2. No Dedicated Practice Area Pages
As covered above, this is the single biggest mistake law firms make. One page per core practice area is non-negotiable for SEO and conversion.
3. Lawyer Bios That Read Like CVs
Reframe your lawyer profiles to be client-facing. Focus on what matters to potential clients: practice areas, experience, approach, outcomes.
4. No Confidential Enquiry Form
Phone-only contact loses a significant proportion of potential clients, especially those researching matters outside business hours or who prefer not to call initially.
5. Ignoring Mobile
Over 70% of traffic is mobile. If your site isn’t mobile-first, you’re losing most of your potential clients.
6. Breaching Advertising Rules
Unauthorised use of “specialist” claims, testimonials where prohibited, or misleading outcome claims can result in Law Society complaints. Always check your local rules before publishing marketing content.
Your Action Checklist
If you’re evaluating or rebuilding your law firm website, score yourself against this checklist:
- Mobile-first responsive design
- Page load under 3 seconds
- Confidential enquiry form (HTTPS, secure submission)
- Individual practice area pages (not just a list)
- Client-facing lawyer bios (not CV-style)
- Representative matters or case results (within advertising rules)
- Authority signals displayed (accreditations, admissions)
- Click-to-call phone number on mobile
- Multiple office locations (if applicable) with maps
- Privacy policy (compliant with Australian Privacy Principles)
- SSL certificate (HTTPS)
- Clear calls to action on every page
Score:
- 10-12: Excellent — you’re ahead of 90% of law firms online
- 7-9: Good foundation — focus on the gaps
- 4-6: Significant gaps — prioritise practice area pages and confidential enquiry form
- Under 4: Your website is actively costing you clients
For a deeper look at how potential clients find your firm online, see our SEO for Law Firms guide. For the specific challenge of converting visitors into consultations, Client Intake for Law Firms covers secure forms, practice management integration, and multi-channel intake in detail.
Frequently Asked Questions
How much does a law firm website cost in Australia?
A professional law firm website typically costs between $3,000 and $10,000 for a custom build. Template-based solutions start around $1,500 but often lack the features that actually convert clients — like practice area pages, secure intake forms, and proper local SEO setup. The ROI is clear: a well-optimized site can generate $20,000+ in annual new matter revenue for a sole practitioner, far more for established firms.
Do law firms really need a website in 2026?
Yes. [Research shows that 76% of people seeking legal help start with an online search](https://justiceconnect.org.au/about/innovation/access-to-justice/research/missing-majority/). Even if most of your matters come from referrals, those referrals still Google you before calling.

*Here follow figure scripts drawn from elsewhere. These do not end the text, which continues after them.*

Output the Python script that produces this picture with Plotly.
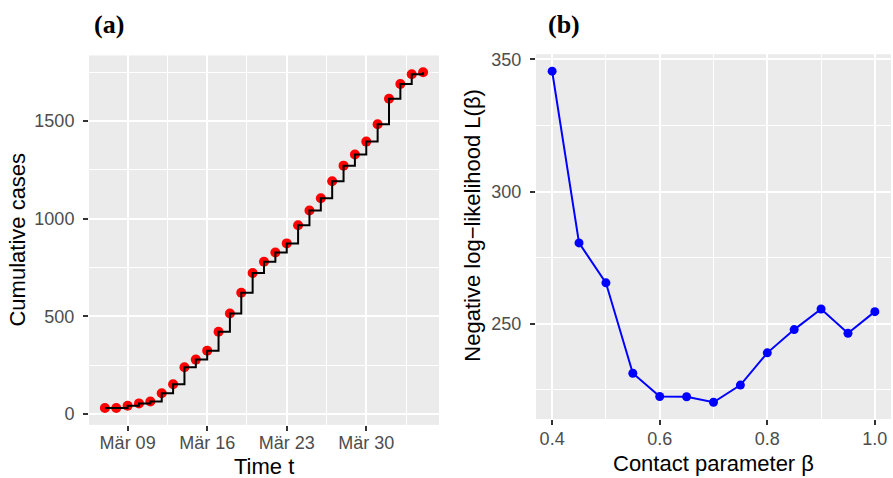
import plotly.graph_objects as go

# ---- data ----
dates = ["2020-03-07", "2020-03-08", "2020-03-09", "2020-03-10", "2020-03-11",
         "2020-03-12", "2020-03-13", "2020-03-14", "2020-03-15", "2020-03-16",
         "2020-03-17", "2020-03-18", "2020-03-19", "2020-03-20", "2020-03-21",
         "2020-03-22", "2020-03-23", "2020-03-24", "2020-03-25", "2020-03-26",
         "2020-03-27", "2020-03-28", "2020-03-29", "2020-03-30", "2020-03-31",
         "2020-04-01", "2020-04-02", "2020-04-03", "2020-04-04"]
cases = [30, 30, 42, 54, 64, 106, 152, 239, 278, 324, 421, 514, 620, 721, 779,
         826, 873, 966, 1041, 1104, 1191, 1271, 1328, 1394, 1483, 1613, 1689, 1739, 1749]

date_tick_vals = ["2020-03-09", "2020-03-16", "2020-03-23", "2020-03-30"]
date_tick_text = ["Mär 09", "Mär 16", "Mär 23", "Mär 30"]
date_minor_vals = ["2020-03-12 12:00", "2020-03-19 12:00", "2020-03-26 12:00", "2020-04-02 12:00"]
cases_ticks = [0, 500, 1000, 1500]
cases_minor = [250, 750, 1250, 1750]

beta = [0.40, 0.45, 0.50, 0.55, 0.60, 0.65, 0.70, 0.75, 0.80, 0.85, 0.90, 0.95, 1.00]
negloglik = [345.6, 280.6, 265.5, 231.3, 222.5, 222.4, 220.3, 226.8, 239.0, 247.8, 255.6, 246.4, 254.6]
beta_ticks = [0.4, 0.6, 0.8, 1.0]
beta_tick_text = ["0.4", "0.6", "0.8", "1.0"]
beta_minor = [0.5, 0.7, 0.9]
ll_ticks = [250, 300, 350]
ll_minor = [225, 275, 325]

# ---- figure ----
W, H = 893, 478
FONT = "Liberation Sans, Arial, Helvetica, sans-serif"
TICKFONT = dict(family=FONT, size=18, color="#4D4D4D")
PANEL = "#EBEBEB"

fig = go.Figure()

fig.add_trace(go.Scatter(x=dates, y=cases, mode="markers",
                         marker=dict(color="#FF0000", size=10), xaxis="x", yaxis="y",
                         showlegend=False, hoverinfo="x+y"))
fig.add_trace(go.Scatter(x=dates, y=cases, mode="lines",
                         line=dict(color="black", width=2, shape="hv"), xaxis="x", yaxis="y",
                         showlegend=False, hoverinfo="skip"))
fig.add_trace(go.Scatter(x=beta, y=negloglik, mode="lines+markers",
                         line=dict(color="#0000FF", width=2),
                         marker=dict(color="#0000FF", size=9), xaxis="x2", yaxis="y2",
                         showlegend=False))

def ax(**kw):
    base = dict(showgrid=True, gridcolor="white", gridwidth=2, zeroline=False,
                showline=False, ticks="outside", ticklen=5, tickwidth=1.5,
                tickcolor="#333333", tickfont=TICKFONT, tickmode="array")
    base.update(kw)
    return base

fig.update_layout(
    width=W, height=H, margin=dict(l=0, r=0, t=0, b=0),
    paper_bgcolor="white", plot_bgcolor=PANEL,
    xaxis=ax(domain=[89 / W, 439 / W], type="date",
             range=["2020-03-05 14:24", "2020-04-05 09:36"],
             tickvals=date_tick_vals, ticktext=date_tick_text,
             minor=dict(tickvals=date_minor_vals, showgrid=True, gridcolor="white",
                        gridwidth=1, ticks=""),
             ticklabelstandoff=-3, anchor="y"),
    yaxis=ax(domain=[1 - 424.3 / H, 1 - 51 / H], range=[-56, 1835],
             tickvals=cases_ticks, ticktext=[str(v) for v in cases_ticks],
             minor=dict(tickvals=cases_minor, showgrid=True, gridcolor="white",
                        gridwidth=1, ticks=""),
             ticklabelstandoff=5, anchor="x"),
    xaxis2=ax(domain=[536 / W, 891 / W], range=[0.37, 1.03],
              tickvals=beta_ticks, ticktext=beta_tick_text,
              minor=dict(tickvals=beta_minor, showgrid=True, gridcolor="white",
                         gridwidth=1, ticks=""),
              ticklabelstandoff=-2, anchor="y2"),
    yaxis2=ax(domain=[1 - 418.3 / H, 1 - 50 / H], range=[214.0, 351.9],
              tickvals=ll_ticks, ticktext=[str(v) for v in ll_ticks],
              minor=dict(tickvals=ll_minor, showgrid=True, gridcolor="white",
                         gridwidth=1, ticks=""),
              ticklabelstandoff=5, anchor="x2"),
)

fig.add_shape(type="rect", xref="x2 domain", yref="y2 domain", x0=0, x1=1, y0=0, y1=1,
              fillcolor=PANEL, line=dict(width=0), layer="below")

TITLEFONT = dict(family=FONT, size=22, color="black")
annots = [
    dict(text="Time t", x=264 / W, y=1 - 466 / H, yanchor="middle", textangle=0),
    dict(text="Cumulative cases", x=18 / W, y=1 - 237 / H, yanchor="middle", textangle=-90),
    dict(text="Contact parameter β", x=713 / W, y=1 - 463 / H, yanchor="middle", textangle=0),
    dict(text="Negative log−likelihood L(β)", x=473 / W, y=1 - 223 / H, yanchor="middle",
         textangle=-90),
]
for a in annots:
    fig.add_annotation(xref="paper", yref="paper", showarrow=False, borderpad=0,
                       xanchor="center", font=TITLEFONT, **a)

PFONT = dict(family="Liberation Serif, Times New Roman, serif", size=26, color="black")
fig.add_annotation(text="<b>(a)</b>", x=109 / W, y=1 - 20 / H, xref="paper", yref="paper",
                   showarrow=False, xanchor="center", yanchor="middle", font=PFONT)
fig.add_annotation(text="<b>(b)</b>", x=564 / W, y=1 - 20 / H, xref="paper", yref="paper",
                   showarrow=False, xanchor="center", yanchor="middle", font=PFONT)

fig.write_html("out.html", config={"displayModeBar": False},
               post_script="document.body.style.margin='0';document.body.style.padding='0';")
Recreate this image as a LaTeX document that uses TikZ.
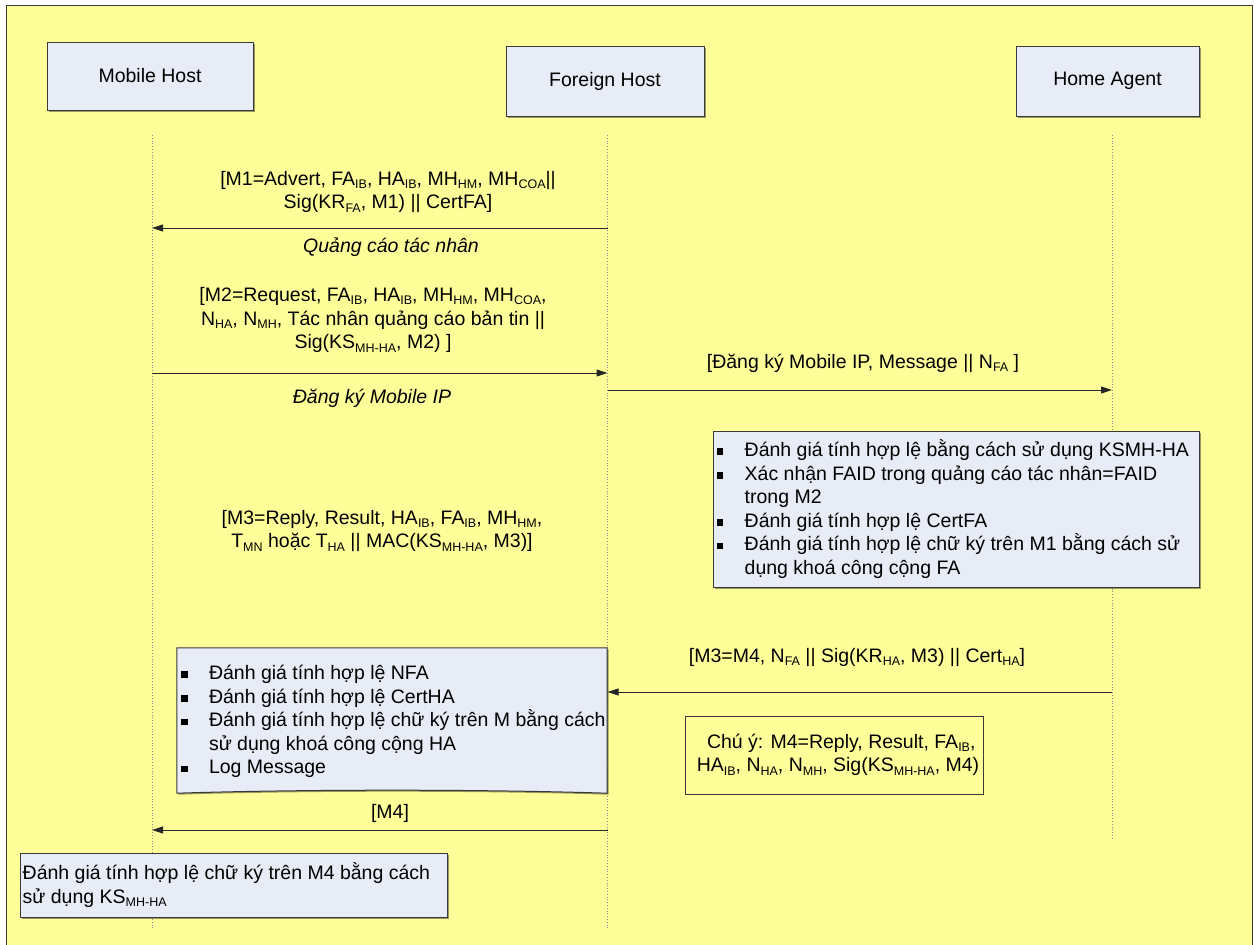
\documentclass[tikz,border=0pt]{standalone}
\usepackage{fontspec}
\setmainfont{Liberation Sans}
\usetikzlibrary{arrows.meta,shadows,calc}

\definecolor{pagebg}{HTML}{FFFF99}
\definecolor{boxfill}{HTML}{E7ECF6}
\definecolor{edge}{HTML}{3A3A3A}

% text sizes
\newcommand\txt{\fontsize{19.5}{23.6}\selectfont}
% lowered index, as in FA_IB
\newcommand\lo[1]{\raisebox{-3.5pt}{\fontsize{12.5}{12.5}\selectfont #1}}
% square list bullet and hanging indent
\newcommand\bul{\makebox[28pt][l]{\raisebox{1.5pt}{\rule{6.5pt}{6.5pt}}}}
\newcommand\cont{\hspace*{28pt}}

\tikzset{
  head/.style={draw=edge, fill=boxfill, line width=1pt, inner sep=0pt,
    font=\txt, drop shadow={shadow xshift=1.5pt, shadow yshift=-1.5pt, opacity=0.4, fill=black}},
  bluebox/.style={draw=edge, fill=boxfill, line width=1pt, inner sep=0pt,
    drop shadow={shadow xshift=1.5pt, shadow yshift=-1.5pt, opacity=0.4, fill=black}},
  notebox/.style={draw=edge, fill=pagebg, line width=0.9pt, inner sep=0pt},
  lifeline/.style={draw=black!45, dotted, line width=0.8pt},
  msg/.style={draw=black!85, line width=1pt, -{Triangle[length=11pt,width=7pt]}},
  lbl/.style={font=\txt, align=center, inner sep=0pt},
  caption/.style={font=\txt\itshape, inner sep=0pt},
  listtxt/.style={font=\txt, align=left, inner sep=0pt, anchor=west},
}

\begin{document}
\begin{tikzpicture}[x=1pt, y=-1pt]
\useasboundingbox (0,0) rectangle (1254,945);

% page frame
\draw[draw=edge, line width=1.6pt, fill=pagebg] (6.5,5.5) rectangle (1252.5,960);

% participants
\node[head, minimum width=206pt, minimum height=68pt] (mh) at (150,76) {Mobile Host};
\node[head, minimum width=198pt, minimum height=70pt] (fh) at (605,81) {Foreign Host};
\node[head, minimum width=183pt, minimum height=70pt] (ha) at (1107.5,81) {Home Agent};

% lifelines
\coordinate (mhT) at (152,135);   \coordinate (mhB) at (152,930);
\coordinate (fhT) at (607.5,135); \coordinate (fhB) at (607.5,930);
\coordinate (haT) at (1112,135);  \coordinate (haB) at (1112,840);
\draw[lifeline] (mhT) -- (mhB);
\draw[lifeline] (fhT) -- (fhB);
\draw[lifeline] (haT) -- (haB);

% message end points on the lifelines
\coordinate (a1) at (607.5,228); \coordinate (b1) at (152,228);
\coordinate (a2) at (152,373);   \coordinate (b2) at (607.5,373);
\coordinate (a3) at (607.5,390); \coordinate (b3) at (1112,390);
\coordinate (a4) at (1112,692);  \coordinate (b4) at (607.5,692);
\coordinate (a5) at (607.5,830); \coordinate (b5) at (152,830);

% agent advertisement
\node[lbl] (l1) at (388,192) {[M1=Advert, FA\lo{IB}, HA\lo{IB}, MH\lo{HM}, MH\lo{COA}||\\
  Sig(KR\lo{FA}, M1) || CertFA]};
\draw[msg] (a1) -- (b1);
\node[caption] (c1) at (391,247) {Quảng cáo tác nhân};

% registration request
\node[lbl] (l2) at (373,320) {[M2=Request, FA\lo{IB}, HA\lo{IB}, MH\lo{HM}, MH\lo{COA},\\
  N\lo{HA}, N\lo{MH}, Tác nhân quảng cáo bản tin ||\\
  Sig(KS\lo{MH-HA}, M2) ]};
\draw[msg] (a2) -- (b2);
\node[caption] (c2) at (372,398) {Đăng ký Mobile IP};

% relayed request
\node[lbl] (l3) at (863,363) {[Đăng ký Mobile IP, Message || N\lo{FA} ]};
\draw[msg] (a3) -- (b3);

% checks at the home agent
\node[bluebox, minimum width=486pt, minimum height=156pt] (chk) at (956,509) {};
\node[listtxt] (chktxt) at ([xshift=4pt]chk.west) {%
  \bul Đánh giá tính hợp lệ bằng cách sử dụng KSMH-HA\\
  \bul Xác nhận FAID trong quảng cáo tác nhân=FAID\\
  \cont trong M2\\
  \bul Đánh giá tính hợp lệ CertFA\\
  \bul Đánh giá tính hợp lệ chữ ký trên M1 bằng cách sử\\
  \cont dụng khoá công cộng FA};

% reply contents
\node[lbl] (l4) at (382,531) {[M3=Reply, Result, HA\lo{IB}, FA\lo{IB}, MH\lo{HM},\\
  T\lo{MN} hoặc T\lo{HA} || MAC(KS\lo{MH-HA}, M3)]};

% reply to the foreign host
\node[lbl] (l5) at (857,657) {[M3=M4, N\lo{FA} || Sig(KR\lo{HA}, M3) || Cert\lo{HA}]};
\draw[msg] (a4) -- (b4);

% checks at the foreign host (document shape)
\node[minimum width=430pt, minimum height=145pt, inner sep=0pt] (fchk) at (392,720.5) {};
\path[draw=edge, fill=boxfill, line width=1pt,
      drop shadow={shadow xshift=1.5pt, shadow yshift=-1.5pt, opacity=0.4, fill=black}]
  (fchk.north west) -- (fchk.north east) -- (fchk.south east)
  .. controls ($(fchk.south)+(90,-4)$) and ($(fchk.south)+(-90,-4)$) .. (fchk.south west) -- cycle;
\node[listtxt] (fchktxt) at ([xshift=4pt,yshift=-1pt]fchk.west) {%
  \bul Đánh giá tính hợp lệ NFA\\
  \bul Đánh giá tính hợp lệ CertHA\\
  \bul Đánh giá tính hợp lệ chữ ký trên M bằng cách\\
  \cont sử dụng khoá công cộng HA\\
  \bul Log Message};

% note on M4
\node[notebox, minimum width=298pt, minimum height=78pt] (note) at (834,755) {};
\node[lbl] (notetxt) at (838,755) {\,\,Chú ý: M4=Reply, Result, FA\lo{IB},\\
  HA\lo{IB}, N\lo{HA}, N\lo{MH}, Sig(KS\lo{MH-HA}, M4)};

% final reply to the mobile host
\node[lbl] (l6) at (390,813) {[M4]};
\draw[msg] (a5) -- (b5);

% check at the mobile host
\node[bluebox, minimum width=427pt, minimum height=64pt] (mchk) at (233.5,885) {};
\node[listtxt] (mchktxt) at ([xshift=3pt]mchk.west) {%
  Đánh giá tính hợp lệ chữ ký trên M4 bằng cách\\
  sử dụng KS\lo{MH-HA}};
\end{tikzpicture}
\end{document}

A poor or missing website costs you matters you never know about — and damages trust with referrals who expect to find you online.
What's the most important feature on a law firm website?
Practice area pages. A potential client searching 'family lawyer Parramatta' needs a page specifically about family law in Parramatta — not a generic 'we handle all legal matters' statement. Practice area pages, combined with a confidential consultation enquiry form, are the two highest-impact features for legal websites.
How long does it take to build a law firm website?
A professional law firm website takes 4-8 weeks from kickoff to launch. The biggest delays are usually content (waiting for lawyer bios, practice area descriptions, and case results within advertising rules) rather than the build itself. For firms with existing content, the timeline can compress to 3-4 weeks.